Discours extrémistes

Deux fois élu député national (en 2006 dans le territoire de Luozi, dans l’actuelle province du Kongo-Central et, en 2011, à Kinshasa/Funa), ce chimiste de formation restera une personnalité atypique qui a mêlé spiritualité (il se définissait comme héritier du prédicateur Simon Kimbangu) et revendications politiques, lesquelles reposaient essentiellement sur un séparatisme identitaire. Il avait d’ailleurs plusieurs fois réclamé l’autonomie du Kongo-Central.

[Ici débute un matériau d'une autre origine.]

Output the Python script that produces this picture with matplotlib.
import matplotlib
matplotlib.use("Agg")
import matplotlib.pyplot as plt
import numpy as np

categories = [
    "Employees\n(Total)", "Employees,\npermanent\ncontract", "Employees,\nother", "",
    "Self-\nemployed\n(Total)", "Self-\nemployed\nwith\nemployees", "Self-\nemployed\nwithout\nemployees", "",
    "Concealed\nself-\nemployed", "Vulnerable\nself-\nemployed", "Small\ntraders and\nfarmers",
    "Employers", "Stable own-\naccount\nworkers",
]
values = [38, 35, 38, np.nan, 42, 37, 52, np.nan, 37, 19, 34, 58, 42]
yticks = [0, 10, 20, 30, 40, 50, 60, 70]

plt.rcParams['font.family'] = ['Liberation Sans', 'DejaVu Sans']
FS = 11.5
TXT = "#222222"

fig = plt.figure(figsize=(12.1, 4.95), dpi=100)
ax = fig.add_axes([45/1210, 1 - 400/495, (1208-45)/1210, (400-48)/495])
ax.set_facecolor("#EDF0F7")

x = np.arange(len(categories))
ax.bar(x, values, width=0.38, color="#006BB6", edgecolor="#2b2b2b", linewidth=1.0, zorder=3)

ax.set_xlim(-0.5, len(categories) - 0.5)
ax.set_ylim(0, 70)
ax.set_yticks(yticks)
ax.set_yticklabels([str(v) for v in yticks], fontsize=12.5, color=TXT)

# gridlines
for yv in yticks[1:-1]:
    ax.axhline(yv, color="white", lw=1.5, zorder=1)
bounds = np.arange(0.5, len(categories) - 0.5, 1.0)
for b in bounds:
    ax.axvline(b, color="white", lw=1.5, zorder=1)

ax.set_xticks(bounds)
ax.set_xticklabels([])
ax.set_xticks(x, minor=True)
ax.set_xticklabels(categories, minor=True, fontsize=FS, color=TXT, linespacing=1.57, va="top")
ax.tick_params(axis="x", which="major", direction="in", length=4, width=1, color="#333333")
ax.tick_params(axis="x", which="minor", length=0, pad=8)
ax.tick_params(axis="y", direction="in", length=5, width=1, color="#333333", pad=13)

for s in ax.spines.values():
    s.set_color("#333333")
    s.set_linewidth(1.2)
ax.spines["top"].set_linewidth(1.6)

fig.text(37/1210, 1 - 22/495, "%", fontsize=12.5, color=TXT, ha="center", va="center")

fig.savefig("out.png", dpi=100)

Ses discours extrémistes lui avaient plusieurs fois valu les foudres du pouvoir. Comme dans les années 2000, quand, furieux de perdre l’élection au vice-gouvernorat de la province alors qu’il comptait parmi les favoris, Ne Muanda Nsemi appelle ses partisans à la révolte. Entre le 31 janvier et le 3 février 2007, de violents affrontements éclatent entre ses adeptes et les forces de l’ordre venues perquisitionner un bâtiment des BDK au Kongo-Central. Plus d’une centaine de personnes (adeptes ou simples passants) seront tuées, selon Human Rights Watch.

Évasion spectaculaire

En 2008, une nouvelle poussée de tension entre les BDK et le pouvoir fait plus de 200 morts – le chiffre a été établi par les enquêteurs de l’ONU. Le mouvement est par la suite interdit.

Alors qu’il est arrêté depuis le 3 mars 2017 pour des appels à l’insurrection et transféré à la prison de Makala, Ne Muanda Nsemi s’évade spectaculairement dans la nuit du 16 au 17 mai 2017, après qu’un commando composé d’adeptes (des Makesa), coiffés de leurs traditionnels foulards rouges sur la tête, a donné l’assaut à la prison. Avec lui, plusieurs centaines de détenus prennent la fuite.

Donné pour mort, il était ensuite réapparu, le 6 mai 2019, au siège du Conseil national de suivi de l’accord du 31 décembre 2016 (CNSA) aux côtés de son président, Joseph Olengankoy. Il ne s’était pas repenti pour autant puisque le 12 avril 2020, dans son bulletin d’information intitulé « Kongo Dieto », il s’était autoproclamé président de la « République fédérale du Kongo-Central » et avait de nouveau appelé ses partisans à se lever et chasser tous les ressortissants d’autres groupes ethniques de la province. De nouveau arrêté le 24 avril 2020 (33 de ses fidèles sont tués lors de l’intervention de la police), il est cette fois envoyé non pas à Makala, mais dans un centre psychiatrique.

Normalisation

Depuis, Ne Muanda Nsemi avait normalisé ses relations avec le pouvoir. Il avait même reçu, en novembre 2020, la visite à sa résidence de la première dame, Denise Nyakeru Tshisekedi, et en avait profité pour plaider la cause de ses partisans encore détenus.

En avril dernier, Ne Muanda Nsemi avait annoncé son ralliement à l’Union sacrée, la coalition formée autour de Félix Tshisekedi. Le mois suivant, c’est Augustin Kabuya, secrétaire général de l’Union pour la démocratie et le progrès social (UDPS, au pouvoir), qui lui avait rendu visite. Il était accompagné du directeur de cabinet adjoint de Félix Tshisekedi chargé des questions économiques et financières, André Wameso. Ne Muanda Nsemi était candidat à Matadi, chef-lieu du Kongo-Central, aux prochaines législatives.